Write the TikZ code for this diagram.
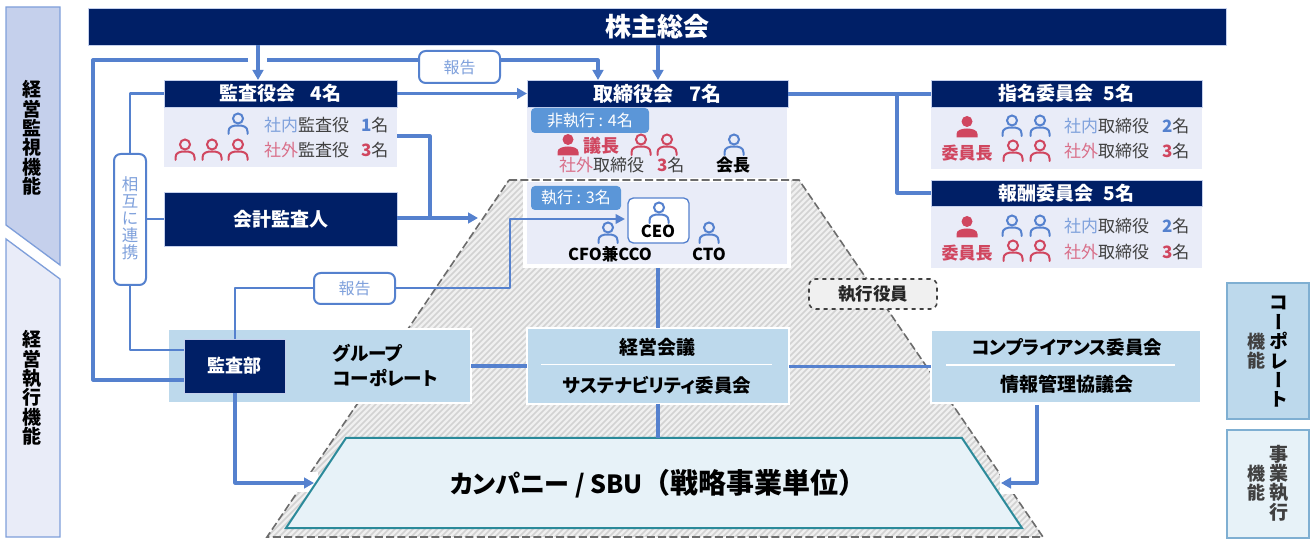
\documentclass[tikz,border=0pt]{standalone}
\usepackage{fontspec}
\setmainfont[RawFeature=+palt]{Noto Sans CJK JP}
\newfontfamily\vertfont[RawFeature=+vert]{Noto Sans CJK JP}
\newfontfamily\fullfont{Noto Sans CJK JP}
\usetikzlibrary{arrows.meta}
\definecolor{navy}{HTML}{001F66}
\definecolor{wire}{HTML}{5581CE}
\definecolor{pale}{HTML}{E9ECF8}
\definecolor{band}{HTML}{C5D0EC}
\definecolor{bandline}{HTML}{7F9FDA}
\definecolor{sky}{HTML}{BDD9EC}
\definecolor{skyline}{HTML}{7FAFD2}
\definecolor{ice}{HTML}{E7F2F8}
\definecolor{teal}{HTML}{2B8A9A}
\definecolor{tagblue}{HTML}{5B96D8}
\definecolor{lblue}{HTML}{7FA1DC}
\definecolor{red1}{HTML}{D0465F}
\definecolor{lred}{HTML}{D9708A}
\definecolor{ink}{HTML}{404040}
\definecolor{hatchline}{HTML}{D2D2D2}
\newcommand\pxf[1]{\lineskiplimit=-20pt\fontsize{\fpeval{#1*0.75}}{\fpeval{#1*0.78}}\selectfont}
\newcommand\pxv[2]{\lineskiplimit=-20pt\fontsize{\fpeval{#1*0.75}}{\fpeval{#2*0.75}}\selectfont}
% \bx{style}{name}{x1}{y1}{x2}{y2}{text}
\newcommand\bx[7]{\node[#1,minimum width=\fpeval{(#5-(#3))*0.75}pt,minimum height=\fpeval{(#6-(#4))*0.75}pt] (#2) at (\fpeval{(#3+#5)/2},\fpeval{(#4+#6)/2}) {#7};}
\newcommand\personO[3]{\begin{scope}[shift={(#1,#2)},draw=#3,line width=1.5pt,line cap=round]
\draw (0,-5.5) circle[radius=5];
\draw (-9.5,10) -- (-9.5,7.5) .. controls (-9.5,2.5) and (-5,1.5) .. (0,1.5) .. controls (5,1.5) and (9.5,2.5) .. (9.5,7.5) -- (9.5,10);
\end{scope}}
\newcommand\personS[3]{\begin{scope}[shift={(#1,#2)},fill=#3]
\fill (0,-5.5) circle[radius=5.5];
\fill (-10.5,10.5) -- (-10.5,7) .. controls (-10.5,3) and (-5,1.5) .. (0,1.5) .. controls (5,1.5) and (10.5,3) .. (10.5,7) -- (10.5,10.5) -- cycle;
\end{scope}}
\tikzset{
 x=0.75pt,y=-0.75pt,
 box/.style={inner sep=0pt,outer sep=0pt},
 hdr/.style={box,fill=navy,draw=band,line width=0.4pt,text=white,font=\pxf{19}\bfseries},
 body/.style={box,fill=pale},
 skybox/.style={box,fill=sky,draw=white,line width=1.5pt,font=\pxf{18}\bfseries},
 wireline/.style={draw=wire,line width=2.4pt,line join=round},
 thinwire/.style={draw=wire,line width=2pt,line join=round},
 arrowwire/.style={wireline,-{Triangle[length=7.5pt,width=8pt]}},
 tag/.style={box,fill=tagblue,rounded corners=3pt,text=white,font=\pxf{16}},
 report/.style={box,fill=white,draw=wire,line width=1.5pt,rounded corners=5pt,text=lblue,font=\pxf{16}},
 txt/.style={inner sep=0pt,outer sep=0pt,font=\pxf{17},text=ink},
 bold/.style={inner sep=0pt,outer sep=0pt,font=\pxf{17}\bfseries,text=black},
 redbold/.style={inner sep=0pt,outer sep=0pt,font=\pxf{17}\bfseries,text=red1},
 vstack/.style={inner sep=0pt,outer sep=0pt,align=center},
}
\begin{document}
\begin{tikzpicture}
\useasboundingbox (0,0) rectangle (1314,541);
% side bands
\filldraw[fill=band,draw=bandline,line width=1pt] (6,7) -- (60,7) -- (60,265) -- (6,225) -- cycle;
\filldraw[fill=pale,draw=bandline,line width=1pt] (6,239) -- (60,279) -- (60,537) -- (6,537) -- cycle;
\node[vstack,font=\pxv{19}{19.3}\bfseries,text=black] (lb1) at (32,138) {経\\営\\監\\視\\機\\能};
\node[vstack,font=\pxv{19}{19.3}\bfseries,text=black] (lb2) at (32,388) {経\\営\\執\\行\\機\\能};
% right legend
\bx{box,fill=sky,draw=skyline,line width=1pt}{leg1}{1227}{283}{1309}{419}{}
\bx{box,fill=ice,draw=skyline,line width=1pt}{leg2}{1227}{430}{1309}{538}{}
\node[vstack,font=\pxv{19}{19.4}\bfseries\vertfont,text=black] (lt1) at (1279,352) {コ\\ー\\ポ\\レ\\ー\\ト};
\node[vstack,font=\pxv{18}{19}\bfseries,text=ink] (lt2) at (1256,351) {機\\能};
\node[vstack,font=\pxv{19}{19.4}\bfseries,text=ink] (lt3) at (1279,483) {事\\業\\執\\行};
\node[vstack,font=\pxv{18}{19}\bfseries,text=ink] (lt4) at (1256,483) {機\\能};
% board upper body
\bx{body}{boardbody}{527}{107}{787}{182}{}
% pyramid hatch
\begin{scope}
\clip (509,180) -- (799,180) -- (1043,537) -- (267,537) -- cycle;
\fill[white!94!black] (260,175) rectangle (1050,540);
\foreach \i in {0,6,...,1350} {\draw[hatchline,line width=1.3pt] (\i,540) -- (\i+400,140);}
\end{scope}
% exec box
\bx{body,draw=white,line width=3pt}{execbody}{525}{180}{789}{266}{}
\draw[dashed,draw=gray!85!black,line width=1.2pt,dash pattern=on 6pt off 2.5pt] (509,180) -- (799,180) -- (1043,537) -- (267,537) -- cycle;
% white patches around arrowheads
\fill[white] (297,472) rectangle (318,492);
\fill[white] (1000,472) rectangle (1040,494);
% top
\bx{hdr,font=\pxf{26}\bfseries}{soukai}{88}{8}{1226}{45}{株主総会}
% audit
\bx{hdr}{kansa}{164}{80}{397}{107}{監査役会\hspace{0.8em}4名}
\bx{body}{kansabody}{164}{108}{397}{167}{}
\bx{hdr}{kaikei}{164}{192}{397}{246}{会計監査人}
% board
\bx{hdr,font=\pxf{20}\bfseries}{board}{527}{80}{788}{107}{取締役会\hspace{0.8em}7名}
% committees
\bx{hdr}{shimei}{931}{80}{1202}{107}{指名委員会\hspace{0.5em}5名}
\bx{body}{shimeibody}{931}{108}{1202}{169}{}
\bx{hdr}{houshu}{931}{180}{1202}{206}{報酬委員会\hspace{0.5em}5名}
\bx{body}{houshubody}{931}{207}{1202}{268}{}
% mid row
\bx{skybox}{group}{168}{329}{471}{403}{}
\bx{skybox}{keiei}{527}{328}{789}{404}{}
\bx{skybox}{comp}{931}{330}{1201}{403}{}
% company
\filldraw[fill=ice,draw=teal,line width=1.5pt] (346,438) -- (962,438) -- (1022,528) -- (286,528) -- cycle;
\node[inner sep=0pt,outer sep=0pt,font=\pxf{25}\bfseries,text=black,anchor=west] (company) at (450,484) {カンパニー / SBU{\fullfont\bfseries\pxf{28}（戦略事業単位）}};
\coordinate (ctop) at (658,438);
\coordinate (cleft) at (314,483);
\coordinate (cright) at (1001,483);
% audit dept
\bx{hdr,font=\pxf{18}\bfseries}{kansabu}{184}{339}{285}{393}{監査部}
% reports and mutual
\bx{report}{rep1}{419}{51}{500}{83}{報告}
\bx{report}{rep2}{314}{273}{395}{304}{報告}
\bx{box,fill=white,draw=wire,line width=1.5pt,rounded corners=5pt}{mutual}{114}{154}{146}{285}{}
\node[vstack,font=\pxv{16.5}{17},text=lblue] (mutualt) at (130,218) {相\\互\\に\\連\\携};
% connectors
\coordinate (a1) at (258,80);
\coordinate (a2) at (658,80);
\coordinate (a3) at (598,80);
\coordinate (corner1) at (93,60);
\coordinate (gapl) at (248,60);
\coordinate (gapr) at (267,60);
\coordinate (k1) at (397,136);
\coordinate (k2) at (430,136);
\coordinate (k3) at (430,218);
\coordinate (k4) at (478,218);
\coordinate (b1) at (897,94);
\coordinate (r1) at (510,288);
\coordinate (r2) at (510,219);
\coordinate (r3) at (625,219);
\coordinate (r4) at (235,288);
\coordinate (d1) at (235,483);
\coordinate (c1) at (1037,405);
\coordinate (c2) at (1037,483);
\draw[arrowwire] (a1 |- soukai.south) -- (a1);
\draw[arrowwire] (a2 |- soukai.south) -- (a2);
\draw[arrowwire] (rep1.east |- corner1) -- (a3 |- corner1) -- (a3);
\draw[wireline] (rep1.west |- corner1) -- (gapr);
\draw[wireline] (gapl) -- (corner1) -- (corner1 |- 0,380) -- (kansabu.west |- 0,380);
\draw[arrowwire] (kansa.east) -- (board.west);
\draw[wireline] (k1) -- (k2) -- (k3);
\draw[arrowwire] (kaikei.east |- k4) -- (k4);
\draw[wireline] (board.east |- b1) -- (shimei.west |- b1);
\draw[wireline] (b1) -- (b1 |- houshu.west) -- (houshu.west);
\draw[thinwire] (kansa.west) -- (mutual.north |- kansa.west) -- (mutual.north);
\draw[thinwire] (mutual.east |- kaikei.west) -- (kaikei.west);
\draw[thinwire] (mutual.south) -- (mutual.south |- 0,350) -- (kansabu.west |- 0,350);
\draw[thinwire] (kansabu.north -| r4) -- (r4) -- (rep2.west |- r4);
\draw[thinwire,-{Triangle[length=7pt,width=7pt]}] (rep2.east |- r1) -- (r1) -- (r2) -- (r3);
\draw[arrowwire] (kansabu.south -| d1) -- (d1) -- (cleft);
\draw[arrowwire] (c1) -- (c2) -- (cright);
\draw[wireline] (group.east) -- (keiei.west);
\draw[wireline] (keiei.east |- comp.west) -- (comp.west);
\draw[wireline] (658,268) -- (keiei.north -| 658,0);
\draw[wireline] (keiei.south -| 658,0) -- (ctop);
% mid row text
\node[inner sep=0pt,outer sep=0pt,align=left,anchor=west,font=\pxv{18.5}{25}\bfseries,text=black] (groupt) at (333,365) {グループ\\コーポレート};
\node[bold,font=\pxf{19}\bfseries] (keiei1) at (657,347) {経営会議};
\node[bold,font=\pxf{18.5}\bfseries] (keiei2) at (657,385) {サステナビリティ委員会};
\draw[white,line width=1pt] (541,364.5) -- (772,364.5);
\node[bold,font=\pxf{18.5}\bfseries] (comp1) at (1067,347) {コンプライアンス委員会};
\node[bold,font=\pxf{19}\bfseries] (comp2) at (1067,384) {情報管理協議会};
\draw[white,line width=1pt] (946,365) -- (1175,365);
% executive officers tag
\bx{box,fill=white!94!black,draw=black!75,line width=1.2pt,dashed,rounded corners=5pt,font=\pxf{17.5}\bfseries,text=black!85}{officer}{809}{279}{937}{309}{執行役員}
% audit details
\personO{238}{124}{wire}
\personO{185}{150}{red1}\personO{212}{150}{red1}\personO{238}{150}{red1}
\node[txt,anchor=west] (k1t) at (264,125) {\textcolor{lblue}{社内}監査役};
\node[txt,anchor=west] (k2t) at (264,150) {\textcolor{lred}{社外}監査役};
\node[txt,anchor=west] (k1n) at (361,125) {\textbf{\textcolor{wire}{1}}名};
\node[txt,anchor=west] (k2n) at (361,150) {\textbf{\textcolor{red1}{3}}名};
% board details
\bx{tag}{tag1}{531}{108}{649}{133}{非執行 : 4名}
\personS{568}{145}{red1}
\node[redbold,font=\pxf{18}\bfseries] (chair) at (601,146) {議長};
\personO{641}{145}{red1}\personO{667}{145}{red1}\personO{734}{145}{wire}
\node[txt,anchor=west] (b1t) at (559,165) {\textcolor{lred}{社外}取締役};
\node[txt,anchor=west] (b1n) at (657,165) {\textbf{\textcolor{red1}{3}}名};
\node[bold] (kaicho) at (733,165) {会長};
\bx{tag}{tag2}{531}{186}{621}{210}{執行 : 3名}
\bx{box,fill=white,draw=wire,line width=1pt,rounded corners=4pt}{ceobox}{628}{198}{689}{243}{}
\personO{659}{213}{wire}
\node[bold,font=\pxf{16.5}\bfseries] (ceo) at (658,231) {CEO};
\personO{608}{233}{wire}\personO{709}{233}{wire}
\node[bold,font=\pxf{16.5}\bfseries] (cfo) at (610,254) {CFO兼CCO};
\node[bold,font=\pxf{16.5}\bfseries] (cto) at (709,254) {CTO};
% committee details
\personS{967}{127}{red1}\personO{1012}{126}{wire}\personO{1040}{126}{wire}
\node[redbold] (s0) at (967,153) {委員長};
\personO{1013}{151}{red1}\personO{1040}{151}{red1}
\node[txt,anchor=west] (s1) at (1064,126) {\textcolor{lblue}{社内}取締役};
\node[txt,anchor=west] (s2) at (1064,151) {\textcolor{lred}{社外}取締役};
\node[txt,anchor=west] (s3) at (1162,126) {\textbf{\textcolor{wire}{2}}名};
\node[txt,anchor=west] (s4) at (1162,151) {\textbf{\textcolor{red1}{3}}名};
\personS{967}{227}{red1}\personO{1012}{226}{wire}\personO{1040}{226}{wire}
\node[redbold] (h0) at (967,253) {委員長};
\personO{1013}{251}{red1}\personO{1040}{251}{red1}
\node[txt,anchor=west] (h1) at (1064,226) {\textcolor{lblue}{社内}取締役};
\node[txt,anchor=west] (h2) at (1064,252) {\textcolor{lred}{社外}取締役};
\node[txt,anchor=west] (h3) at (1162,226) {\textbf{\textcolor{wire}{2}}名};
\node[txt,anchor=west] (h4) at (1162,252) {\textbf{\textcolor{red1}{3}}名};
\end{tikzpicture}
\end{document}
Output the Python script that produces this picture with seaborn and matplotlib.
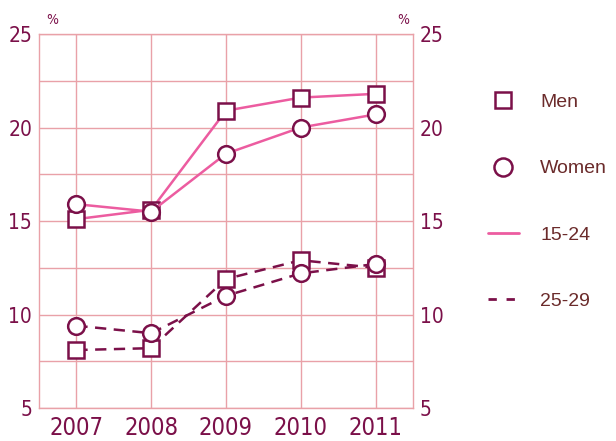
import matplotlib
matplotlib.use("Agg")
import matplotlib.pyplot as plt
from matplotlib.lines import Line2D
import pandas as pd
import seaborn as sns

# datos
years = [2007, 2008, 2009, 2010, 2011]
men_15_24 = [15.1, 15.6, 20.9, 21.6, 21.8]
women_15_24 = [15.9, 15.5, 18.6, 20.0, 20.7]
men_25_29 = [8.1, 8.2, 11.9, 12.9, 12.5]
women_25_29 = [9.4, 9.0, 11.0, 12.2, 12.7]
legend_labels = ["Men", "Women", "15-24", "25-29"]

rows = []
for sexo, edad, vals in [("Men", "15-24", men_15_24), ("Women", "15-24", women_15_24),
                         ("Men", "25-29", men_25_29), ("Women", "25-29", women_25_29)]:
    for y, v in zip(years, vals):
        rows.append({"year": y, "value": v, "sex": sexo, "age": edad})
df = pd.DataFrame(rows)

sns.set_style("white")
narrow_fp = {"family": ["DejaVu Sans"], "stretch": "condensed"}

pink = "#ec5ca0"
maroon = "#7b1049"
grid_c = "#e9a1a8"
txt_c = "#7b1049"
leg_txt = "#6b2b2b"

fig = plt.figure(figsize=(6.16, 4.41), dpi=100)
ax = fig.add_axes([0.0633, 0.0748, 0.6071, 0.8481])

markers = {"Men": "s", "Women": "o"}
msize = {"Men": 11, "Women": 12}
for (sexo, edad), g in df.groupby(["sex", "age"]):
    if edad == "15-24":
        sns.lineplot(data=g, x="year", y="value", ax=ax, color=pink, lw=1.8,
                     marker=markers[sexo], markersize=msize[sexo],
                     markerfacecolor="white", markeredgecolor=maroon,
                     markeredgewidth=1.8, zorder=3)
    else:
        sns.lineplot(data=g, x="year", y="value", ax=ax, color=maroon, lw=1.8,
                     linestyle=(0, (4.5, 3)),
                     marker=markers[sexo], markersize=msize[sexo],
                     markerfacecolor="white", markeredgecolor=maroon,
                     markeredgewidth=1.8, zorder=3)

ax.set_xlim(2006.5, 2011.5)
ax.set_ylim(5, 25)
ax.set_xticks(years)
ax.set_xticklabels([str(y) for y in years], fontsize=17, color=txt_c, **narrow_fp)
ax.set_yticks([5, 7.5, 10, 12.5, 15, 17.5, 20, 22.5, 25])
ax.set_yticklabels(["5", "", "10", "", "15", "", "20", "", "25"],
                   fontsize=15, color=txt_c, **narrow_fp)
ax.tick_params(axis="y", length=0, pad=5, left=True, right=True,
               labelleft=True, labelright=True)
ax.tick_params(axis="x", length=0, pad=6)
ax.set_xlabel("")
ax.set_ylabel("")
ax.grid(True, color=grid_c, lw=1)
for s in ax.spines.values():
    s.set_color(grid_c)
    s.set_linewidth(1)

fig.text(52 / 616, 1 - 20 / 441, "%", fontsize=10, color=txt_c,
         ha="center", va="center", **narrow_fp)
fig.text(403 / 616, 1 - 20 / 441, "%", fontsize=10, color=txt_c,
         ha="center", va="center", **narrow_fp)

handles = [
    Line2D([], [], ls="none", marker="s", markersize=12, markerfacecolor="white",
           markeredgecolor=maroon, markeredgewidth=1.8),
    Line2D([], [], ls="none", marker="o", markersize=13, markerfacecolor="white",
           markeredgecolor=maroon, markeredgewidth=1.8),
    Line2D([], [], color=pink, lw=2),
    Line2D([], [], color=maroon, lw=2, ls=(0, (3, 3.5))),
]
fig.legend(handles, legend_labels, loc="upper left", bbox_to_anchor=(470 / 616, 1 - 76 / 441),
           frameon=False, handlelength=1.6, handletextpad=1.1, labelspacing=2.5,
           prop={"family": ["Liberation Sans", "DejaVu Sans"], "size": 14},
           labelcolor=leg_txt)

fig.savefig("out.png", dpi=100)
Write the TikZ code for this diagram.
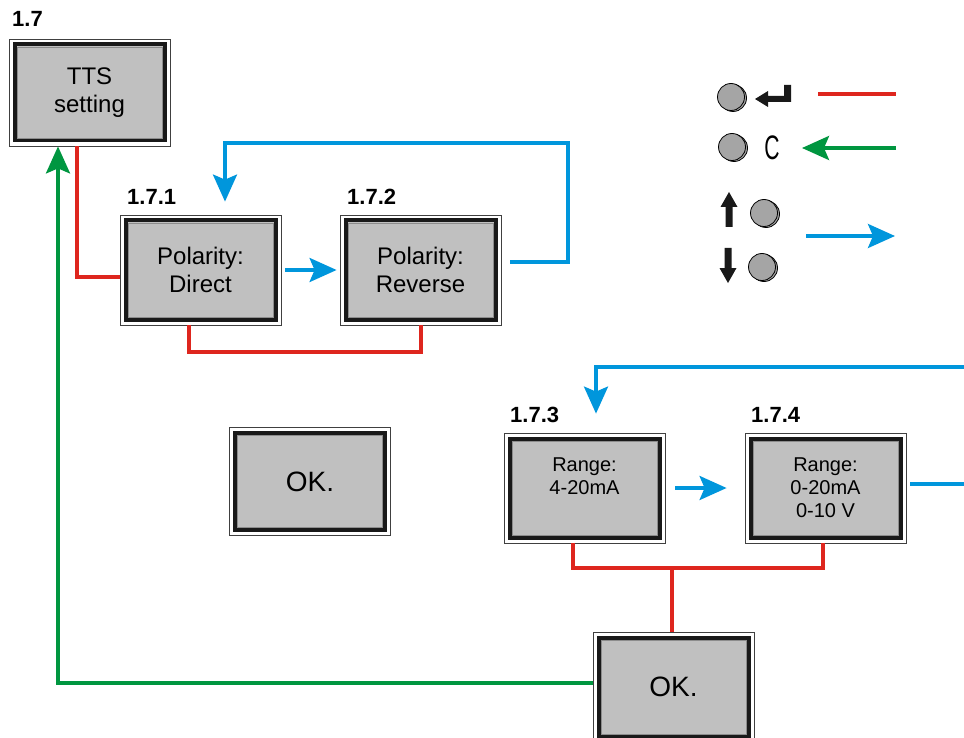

■ ■ ■ ■

SHORT TASK: Using the listing above, return all lines where the word "matplotlib" occurs.

RESULT:
Output the Python script that produces this picture with seaborn and matplotlib.
import matplotlib
matplotlib.use("Agg")
import matplotlib.pyplot as plt
from matplotlib.lines import Line2D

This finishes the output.